Paul Caron at TaxProf is running a series of unsolicited “best big ideas” for incoming UC Irvine Dean Erwin Chemerinsky.  Here’s my contribution, posted yesterday:

The quality of the new lawyers who graduate from law schools depends heavily on the quality of the students that law schools enroll. So, for my single best idea, I would adopt something akin to the business school model of admissions.

Make clear to prospective applicants that incoming students should have a minimum of two years’ of experience in the world before enrolling in school. Expect some meaningful exposure to the ways of a community or practice other than one based on taking tests and writing papers. Given special cases and exceptions, in practice this would amount to a presumption rather than a hard and fast rule.

Why?

  1. Too many law students today are new college graduates who couldn’t think of anything better to do.

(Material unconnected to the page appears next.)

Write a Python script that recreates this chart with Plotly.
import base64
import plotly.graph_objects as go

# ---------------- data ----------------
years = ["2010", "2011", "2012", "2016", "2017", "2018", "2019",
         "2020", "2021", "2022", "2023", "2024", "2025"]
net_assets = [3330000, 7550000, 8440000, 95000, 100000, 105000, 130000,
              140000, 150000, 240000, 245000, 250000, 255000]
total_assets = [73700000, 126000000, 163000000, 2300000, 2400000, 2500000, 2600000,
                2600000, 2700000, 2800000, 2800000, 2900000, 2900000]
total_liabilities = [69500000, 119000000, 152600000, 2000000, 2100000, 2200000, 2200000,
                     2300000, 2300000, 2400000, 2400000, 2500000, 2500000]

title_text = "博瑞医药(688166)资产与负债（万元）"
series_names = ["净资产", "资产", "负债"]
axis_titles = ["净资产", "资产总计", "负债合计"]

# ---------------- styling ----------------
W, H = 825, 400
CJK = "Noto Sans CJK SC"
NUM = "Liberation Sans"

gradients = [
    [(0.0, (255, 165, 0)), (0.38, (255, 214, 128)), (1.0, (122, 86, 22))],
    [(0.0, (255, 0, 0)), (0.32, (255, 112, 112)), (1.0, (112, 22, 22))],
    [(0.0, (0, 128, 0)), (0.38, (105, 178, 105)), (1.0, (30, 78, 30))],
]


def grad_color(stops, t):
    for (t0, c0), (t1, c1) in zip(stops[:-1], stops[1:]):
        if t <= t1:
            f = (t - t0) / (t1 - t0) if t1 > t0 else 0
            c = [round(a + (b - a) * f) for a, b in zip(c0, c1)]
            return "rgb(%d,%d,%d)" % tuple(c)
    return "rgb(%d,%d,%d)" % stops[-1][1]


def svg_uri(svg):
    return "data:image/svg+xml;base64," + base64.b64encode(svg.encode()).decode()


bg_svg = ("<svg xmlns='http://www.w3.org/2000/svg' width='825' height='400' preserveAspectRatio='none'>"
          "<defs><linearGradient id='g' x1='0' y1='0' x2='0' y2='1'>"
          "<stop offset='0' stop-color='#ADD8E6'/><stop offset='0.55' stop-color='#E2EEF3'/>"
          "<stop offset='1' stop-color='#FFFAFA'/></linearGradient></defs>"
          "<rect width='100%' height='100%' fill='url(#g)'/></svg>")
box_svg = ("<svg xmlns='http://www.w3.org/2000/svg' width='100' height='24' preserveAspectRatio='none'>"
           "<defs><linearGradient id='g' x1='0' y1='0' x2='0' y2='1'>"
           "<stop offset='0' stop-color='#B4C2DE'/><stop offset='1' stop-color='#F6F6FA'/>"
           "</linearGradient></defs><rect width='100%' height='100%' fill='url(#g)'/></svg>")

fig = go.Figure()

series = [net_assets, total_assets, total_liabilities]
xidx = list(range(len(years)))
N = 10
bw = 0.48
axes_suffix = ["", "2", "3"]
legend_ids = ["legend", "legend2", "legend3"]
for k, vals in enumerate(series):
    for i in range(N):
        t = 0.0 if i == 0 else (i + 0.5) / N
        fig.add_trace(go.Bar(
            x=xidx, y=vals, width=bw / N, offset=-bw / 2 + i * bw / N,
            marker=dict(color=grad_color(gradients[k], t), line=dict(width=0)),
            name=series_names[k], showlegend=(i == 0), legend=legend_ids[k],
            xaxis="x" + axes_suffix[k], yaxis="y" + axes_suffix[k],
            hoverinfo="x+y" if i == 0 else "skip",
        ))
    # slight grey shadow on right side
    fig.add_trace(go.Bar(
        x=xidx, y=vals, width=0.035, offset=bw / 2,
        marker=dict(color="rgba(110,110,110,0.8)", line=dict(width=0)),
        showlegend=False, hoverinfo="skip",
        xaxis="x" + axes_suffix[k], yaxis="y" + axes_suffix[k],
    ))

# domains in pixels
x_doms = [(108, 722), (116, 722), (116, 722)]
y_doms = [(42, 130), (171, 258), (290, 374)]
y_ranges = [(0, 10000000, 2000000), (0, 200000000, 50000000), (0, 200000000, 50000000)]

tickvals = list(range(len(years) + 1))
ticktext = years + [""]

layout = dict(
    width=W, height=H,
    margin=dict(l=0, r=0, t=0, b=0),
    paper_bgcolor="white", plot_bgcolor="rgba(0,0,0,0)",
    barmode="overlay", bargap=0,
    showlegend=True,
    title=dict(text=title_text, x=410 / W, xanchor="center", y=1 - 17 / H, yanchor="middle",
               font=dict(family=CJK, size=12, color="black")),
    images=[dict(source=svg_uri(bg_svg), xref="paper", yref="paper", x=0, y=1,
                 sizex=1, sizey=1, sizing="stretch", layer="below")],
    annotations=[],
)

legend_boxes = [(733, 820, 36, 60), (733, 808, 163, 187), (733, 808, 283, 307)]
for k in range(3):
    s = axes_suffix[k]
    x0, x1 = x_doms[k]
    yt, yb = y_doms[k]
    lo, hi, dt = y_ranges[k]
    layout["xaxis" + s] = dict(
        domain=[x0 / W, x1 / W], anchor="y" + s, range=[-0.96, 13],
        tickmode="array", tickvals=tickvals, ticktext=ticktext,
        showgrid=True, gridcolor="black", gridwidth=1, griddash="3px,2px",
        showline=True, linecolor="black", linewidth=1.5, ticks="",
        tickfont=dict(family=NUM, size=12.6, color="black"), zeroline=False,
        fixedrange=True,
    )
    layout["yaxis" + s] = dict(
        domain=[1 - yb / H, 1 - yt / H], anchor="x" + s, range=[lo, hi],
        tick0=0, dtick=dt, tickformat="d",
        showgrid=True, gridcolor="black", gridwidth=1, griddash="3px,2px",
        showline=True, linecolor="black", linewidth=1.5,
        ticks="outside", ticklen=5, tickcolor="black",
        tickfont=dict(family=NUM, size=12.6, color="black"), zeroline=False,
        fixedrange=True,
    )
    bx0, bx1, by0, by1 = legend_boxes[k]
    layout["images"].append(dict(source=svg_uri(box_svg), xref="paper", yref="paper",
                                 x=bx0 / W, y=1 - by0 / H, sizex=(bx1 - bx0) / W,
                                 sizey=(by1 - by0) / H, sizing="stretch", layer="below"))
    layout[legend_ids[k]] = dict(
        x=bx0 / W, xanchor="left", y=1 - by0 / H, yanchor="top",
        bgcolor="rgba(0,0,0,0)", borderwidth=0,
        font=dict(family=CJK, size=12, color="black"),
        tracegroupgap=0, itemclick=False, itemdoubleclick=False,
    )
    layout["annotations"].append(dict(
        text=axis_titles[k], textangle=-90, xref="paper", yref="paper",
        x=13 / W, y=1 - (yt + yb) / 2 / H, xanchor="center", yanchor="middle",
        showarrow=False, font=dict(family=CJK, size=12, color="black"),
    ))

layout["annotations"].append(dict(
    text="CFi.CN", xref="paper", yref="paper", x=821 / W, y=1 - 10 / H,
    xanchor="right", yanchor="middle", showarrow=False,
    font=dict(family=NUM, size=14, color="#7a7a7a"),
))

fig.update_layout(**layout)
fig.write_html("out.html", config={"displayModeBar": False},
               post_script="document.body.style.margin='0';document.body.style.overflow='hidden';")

Some of those students will be discouraged from applying, meaning that law schools end up with more engaged students.
  2. Other things being equal, engaged students with a bit of worldly experience are likely to turn out to be better and more satisfied lawyers, because learning and practicing law are so bound up with knowledge of the world at large.
  3. A law school that adopts this strategy may have a comparative advantage in placing its students with employers. Law firms are reluctant to hire “older” students, but they are also frustrated by the expense of having to train new lawyers in the art of being an independent, responsible adult. A different admissions strategy may save firms some of that pain.